Should I make an offer subject to finance if I’m pre-approved for my home loan?
Yes. Home loan pre-approval is an early indication from a lender about how much you might be able to borrow to buy a property based on your current financial situation. It gives you a better idea of your budget and more confidence that your loan application will be successful.
However, pre-approval is not a guarantee of full loan approval. During the final application process, lenders will perform a more detailed assessment, taking into account any recent changes to your finances, employment and credit history. The lender’s policies could also change. Because of this, there is still a chance your finance application could be declined.
Even with pre-approval, it’s wise to include a subject to finance clause.
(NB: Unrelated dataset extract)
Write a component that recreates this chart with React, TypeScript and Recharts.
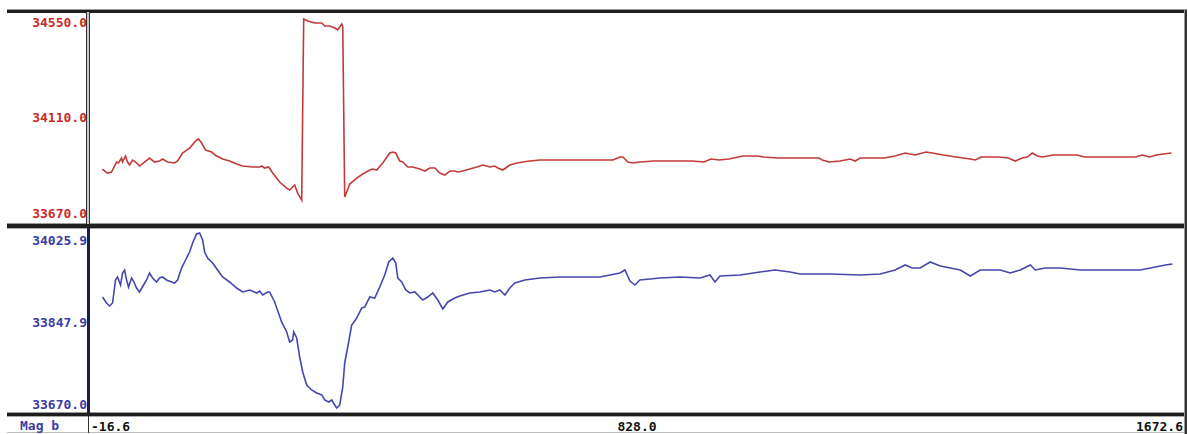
import { Line, LineChart, XAxis, YAxis } from 'recharts'

// x axis (shared by both panels)
const xTicks = [-16.6, 828.0, 1672.6]

// upper panel: Mag
const magTicks = [33670.0, 34110.0, 34550.0]
const magPos = [
  3.8, 11.9, 18.1, 25.8, 28.9, 33.5, 35.1, 39.7, 42.8, 45.9,
  50.5, 55.1, 61.3, 69.0, 76.7, 84.4, 92.1, 96.8, 104.5, 115.3,
  119.9, 127.6, 138.4, 149.2, 152.3, 156.9, 163.1, 172.3, 180.0, 189.3,
  200.1, 210.9, 220.2, 235.6, 246.4, 249.5, 254.1, 260.3, 266.5, 277.3,
  288.1, 292.7, 297.3, 300.4, 305.0, 311.2, 314.3, 320.5, 331.3, 342.1,
  346.7, 354.4, 362.2, 366.8, 372.9, 374.5, 377.5, 385.3, 396.1, 405.3,
  416.1, 420.8, 426.9, 436.2, 447.0, 451.6, 456.2, 462.4, 467.0, 474.7,
  482.4, 493.2, 500.9, 508.6, 516.4, 524.1, 531.8, 539.5, 547.2, 551.8,
  559.5, 570.3, 581.1, 590.4, 601.2, 608.9, 613.5, 621.2, 632.0, 642.8,
  652.1, 662.9, 678.3, 790.9, 801.7, 806.3, 814.0, 821.7, 832.5, 854.1,
  912.7, 931.2, 942.0, 954.3, 969.8, 991.4, 1013.0, 1023.8, 1045.4, 1108.6,
  1113.3, 1124.1, 1141.0, 1156.5, 1164.2, 1171.9, 1208.9, 1225.9, 1241.3, 1256.7,
  1273.7, 1283.0, 1299.9, 1320.0, 1341.6, 1349.3, 1358.6, 1367.8, 1384.8, 1400.2,
  1411.0, 1421.8, 1429.5, 1437.2, 1445.0, 1452.7, 1469.6, 1506.7, 1517.5, 1596.1,
  1606.9, 1617.7, 1628.5, 1639.3, 1651.7,
]
const magVal = [
  33872.8, 33854.3, 33858.9, 33905.0, 33900.4, 33923.4, 33905.0, 33932.7, 33905.0, 33891.2,
  33914.2, 33905.0, 33886.6, 33905.0, 33923.4, 33905.0, 33909.6, 33918.8, 33905.0, 33900.4,
  33909.6, 33946.5, 33969.5, 34006.4, 34011.0, 33992.6, 33960.3, 33951.1, 33932.7, 33918.8,
  33909.6, 33895.8, 33886.6, 33882.0, 33882.0, 33886.6, 33877.4, 33882.0, 33854.3, 33812.9,
  33785.2, 33776.0, 33789.8, 33799.0, 33762.2, 33730.0, 34563.8, 34554.6, 34545.4, 34545.4,
  34531.6, 34531.6, 34522.4, 34513.1, 34540.8, 34527.0, 33743.8, 33803.7, 33831.3, 33849.7,
  33868.2, 33872.8, 33868.2, 33900.4, 33946.5, 33951.1, 33946.5, 33909.6, 33905.0, 33882.0,
  33882.0, 33872.8, 33863.5, 33877.4, 33877.4, 33854.3, 33845.1, 33863.5, 33863.5, 33858.9,
  33863.5, 33872.8, 33882.0, 33891.2, 33882.0, 33886.6, 33877.4, 33868.2, 33891.2, 33900.4,
  33905.0, 33909.6, 33914.2, 33914.2, 33928.1, 33928.1, 33905.0, 33900.4, 33905.0, 33909.6,
  33909.6, 33905.0, 33918.8, 33914.2, 33918.8, 33932.7, 33932.7, 33928.1, 33923.4, 33923.4,
  33914.2, 33905.0, 33909.6, 33918.8, 33909.6, 33923.4, 33923.4, 33932.7, 33946.5, 33937.3,
  33951.1, 33946.5, 33937.3, 33928.1, 33918.8, 33914.2, 33928.1, 33928.1, 33928.1, 33923.4,
  33909.6, 33923.4, 33928.1, 33946.5, 33932.7, 33928.1, 33937.3, 33937.3, 33928.1, 33928.1,
  33937.3, 33928.1, 33937.3, 33941.9, 33946.5,
]

// lower panel: Mag b
const magBTicks = [33670.0, 33847.9, 34025.9]
const magBPos = [
  4.2, 10.4, 15.0, 19.7, 24.3, 27.4, 32.0, 35.1, 38.2, 41.3,
  44.3, 49.0, 52.0, 56.7, 61.3, 67.5, 72.1, 76.7, 81.3, 87.5,
  92.1, 96.8, 102.9, 110.7, 115.3, 119.9, 126.1, 130.7, 138.4, 143.1,
  149.2, 153.9, 158.5, 161.6, 166.2, 173.9, 181.6, 189.3, 200.1, 210.9,
  220.2, 231.0, 241.8, 246.4, 251.0, 258.8, 261.8, 269.5, 280.3, 288.1,
  292.7, 297.3, 298.9, 303.5, 308.1, 312.8, 318.9, 326.6, 334.3, 342.1,
  346.7, 352.9, 357.5, 362.2, 365.2, 369.9, 374.5, 377.5, 382.2, 388.3,
  396.1, 403.8, 408.4, 416.1, 423.8, 431.5, 439.2, 445.4, 451.6, 456.2,
  459.3, 465.4, 471.6, 477.8, 485.5, 497.8, 505.5, 513.2, 521.0, 528.7,
  536.4, 547.2, 554.9, 570.3, 585.8, 601.2, 608.9, 616.6, 624.3, 632.0,
  639.7, 655.2, 678.3, 709.2, 770.9, 801.7, 809.4, 817.1, 824.8, 832.5,
  863.4, 894.2, 925.1, 940.5, 948.2, 955.9, 986.8, 1017.6, 1040.8, 1063.9,
  1079.3, 1125.6, 1171.9, 1202.8, 1225.9, 1241.3, 1252.1, 1264.4, 1279.9, 1295.3,
  1326.2, 1341.6, 1357.0, 1387.9, 1403.3, 1418.7, 1434.2, 1441.9, 1457.3, 1480.5,
  1511.3, 1573.0, 1603.9, 1619.3, 1642.4, 1653.2,
]
const magBVal = [
  33902.2, 33889.2, 33882.7, 33889.2, 33939.1, 33945.6, 33928.2, 33954.3, 33960.8, 33939.1,
  33923.9, 33943.4, 33936.9, 33921.7, 33913.1, 33928.2, 33939.1, 33954.3, 33943.4, 33934.8,
  33943.4, 33945.6, 33939.1, 33934.8, 33932.6, 33939.1, 33965.1, 33978.2, 33999.9, 34019.4,
  34038.9, 34041.1, 34025.9, 33999.9, 33986.8, 33976.0, 33960.8, 33945.6, 33934.8, 33921.7,
  33913.1, 33917.4, 33910.9, 33915.2, 33906.5, 33913.1, 33913.1, 33891.4, 33848.0, 33826.3,
  33804.6, 33808.9, 33826.3, 33813.2, 33772.0, 33739.5, 33711.3, 33700.4, 33693.9, 33689.6,
  33678.7, 33674.4, 33678.7, 33667.9, 33661.4, 33667.9, 33706.9, 33759.0, 33793.7, 33841.5,
  33856.6, 33878.3, 33880.5, 33902.2, 33900.0, 33923.9, 33949.9, 33978.2, 33986.8, 33976.0,
  33943.4, 33934.8, 33917.4, 33910.9, 33913.1, 33895.7, 33902.2, 33910.9, 33895.7, 33876.2,
  33891.4, 33900.0, 33904.4, 33910.9, 33913.1, 33917.4, 33913.1, 33917.4, 33906.5, 33921.7,
  33932.6, 33939.1, 33943.4, 33945.6, 33945.6, 33954.3, 33960.8, 33936.9, 33928.2, 33939.1,
  33943.4, 33945.6, 33943.4, 33949.9, 33934.8, 33947.8, 33949.9, 33956.5, 33960.8, 33956.5,
  33952.1, 33952.1, 33949.9, 33952.1, 33960.8, 33971.7, 33965.1, 33965.1, 33978.2, 33969.5,
  33960.8, 33947.8, 33960.8, 33960.8, 33954.3, 33960.8, 33971.7, 33960.8, 33965.1, 33965.1,
  33960.8, 33960.8, 33960.8, 33965.1, 33971.7, 33973.8,
]

const magData = magPos.map((x, i) => ({ x, v: magVal[i] }))
const magBData = magBPos.map((x, i) => ({ x, v: magBVal[i] }))

const FONT = '"DejaVu Sans Mono", monospace'
const RED = '#c23a3a'
const BLUE = '#4646ae'

function valueTick(color: string) {
  return (p: any) => (
    <text
      x={87}
      y={p.y}
      dy="0.36em"
      textAnchor="end"
      fill={color}
      fontFamily={FONT}
      fontWeight="bold"
      fontSize={13}
    >
      {Number(p.payload.value).toFixed(1)}
    </text>
  )
}

function XTick(p: any) {
  const i = p.index
  const anchor = i === 0 ? 'start' : i === xTicks.length - 1 ? 'end' : 'middle'
  const dx = i === 0 ? 2 : i === xTicks.length - 1 ? -2 : 0
  return (
    <text
      x={p.x + dx}
      y={200}
      dy="0.36em"
      textAnchor={anchor}
      fill="#111"
      fontFamily={FONT}
      fontWeight="bold"
      fontSize={13}
    >
      {Number(p.payload.value).toFixed(1)}
    </text>
  )
}

const box = (style: any) => <div style={{ position: 'absolute', ...style }} />

export default function App() {
  return (
    <div style={{ position: 'absolute', left: 0, top: 0, width: 1188, height: 434, background: '#fff', overflow: 'hidden' }}>
      <div style={{ position: 'absolute', left: 0, top: 0 }}>
        <LineChart width={1188} height={226} data={magData} margin={{ top: 12, right: 3, left: 0, bottom: 1 }}>
          <XAxis dataKey="x" type="number" domain={[-16.6, 1672.6]} allowDataOverflow hide />
          <YAxis
            type="number"
            domain={[33615, 34596]}
            ticks={magTicks}
            interval={0}
            width={89}
            axisLine={false}
            tickLine={false}
            allowDataOverflow
            tick={valueTick('#cc2a2a')}
          />
          <Line dataKey="v" type="linear" stroke={RED} strokeWidth={1.6} dot={false} isAnimationActive={false} />
        </LineChart>
      </div>
      <div style={{ position: 'absolute', left: 0, top: 226 }}>
        <LineChart width={1188} height={208} data={magBData} margin={{ top: 3, right: 3, left: 0, bottom: 0 }}>
          <XAxis
            dataKey="x"
            type="number"
            domain={[-16.6, 1672.6]}
            ticks={xTicks}
            interval={0}
            allowDataOverflow
            height={22}
            axisLine={false}
            tickLine={false}
            tick={XTick}
          />
          <YAxis
            type="number"
            domain={[33652.6, 34049.8]}
            ticks={magBTicks}
            interval={0}
            width={89}
            axisLine={false}
            tickLine={false}
            allowDataOverflow
            tick={valueTick('#3c3ca8')}
          />
          <Line dataKey="v" type="linear" stroke={BLUE} strokeWidth={1.6} dot={false} isAnimationActive={false} />
        </LineChart>
      </div>

      {/* frame */}
      {box({ left: 7, top: 9, width: 1180, height: 1, background: '#9a9a9a' })}
      {box({ left: 7, top: 10, width: 1180, height: 3, background: '#1e1e1e' })}
      {box({ left: 7, top: 223, width: 1180, height: 1, background: '#9a9a9a' })}
      {box({ left: 7, top: 224, width: 1180, height: 4, background: '#1e1e1e' })}
      {box({ left: 7, top: 228, width: 1180, height: 1, background: '#aaa' })}
      {box({ left: 7, top: 412, width: 1180, height: 1, background: '#9a9a9a' })}
      {box({ left: 7, top: 413, width: 1180, height: 3, background: '#1e1e1e' })}
      {box({ left: 7, top: 416, width: 1180, height: 1, background: '#aaa' })}
      {box({ left: 7, top: 432, width: 1180, height: 1, background: '#bbb' })}
      {box({ left: 86, top: 12, width: 2, height: 212, background: '#c8c8c8', borderLeft: '1px solid #333', borderRight: '1px solid #333' })}
      {box({ left: 87, top: 228, width: 3, height: 185, background: '#1c1c4a' })}
      {box({ left: 88, top: 416, width: 1, height: 17, background: '#333' })}
      {box({ left: 1184, top: 10, width: 1, height: 424, background: '#999' })}
      {box({ left: 1185, top: 10, width: 2, height: 424, background: '#333' })}
      <div
        style={{
          position: 'absolute',
          left: 20,
          top: 418,
          fontFamily: FONT,
          fontWeight: 'bold',
          fontSize: 13,
          lineHeight: '16px',
          color: '#3c3ca8',
        }}
      >
        Mag b
      </div>
    </div>
  )
}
This way, you reduce your risk and can proceed with more peace of mind during the buying process.
Other helpful clauses to include in your contract of sale
When buying a property, there are other clauses you might want to include in your contract of sale to provide extra protection, help you avoid penalties or allow you to negotiate additional terms before completing the purchase. Some common clauses include:
- Subject to building inspection: gives you time to arrange a building inspection to check for any structural defects or issues with the property.
- Subject to pest inspection: allows you to conduct an inspection to identify any pest-related problems before finalising the sale, which can especially important for homes built on wooden supports or located in high termite-risk areas.
- Subject to sale: makes the property purchase conditional on the successful sale of your existing property within a set timeframe.
- Due diligence: allows you to carry out thorough investigations into the property, such as building inspections, checking environmental risks and verifying title details.
- Contemporaneous (simultaneous) settlement: ensures that the sale of your current property and the purchase of your new one are completed on the same day.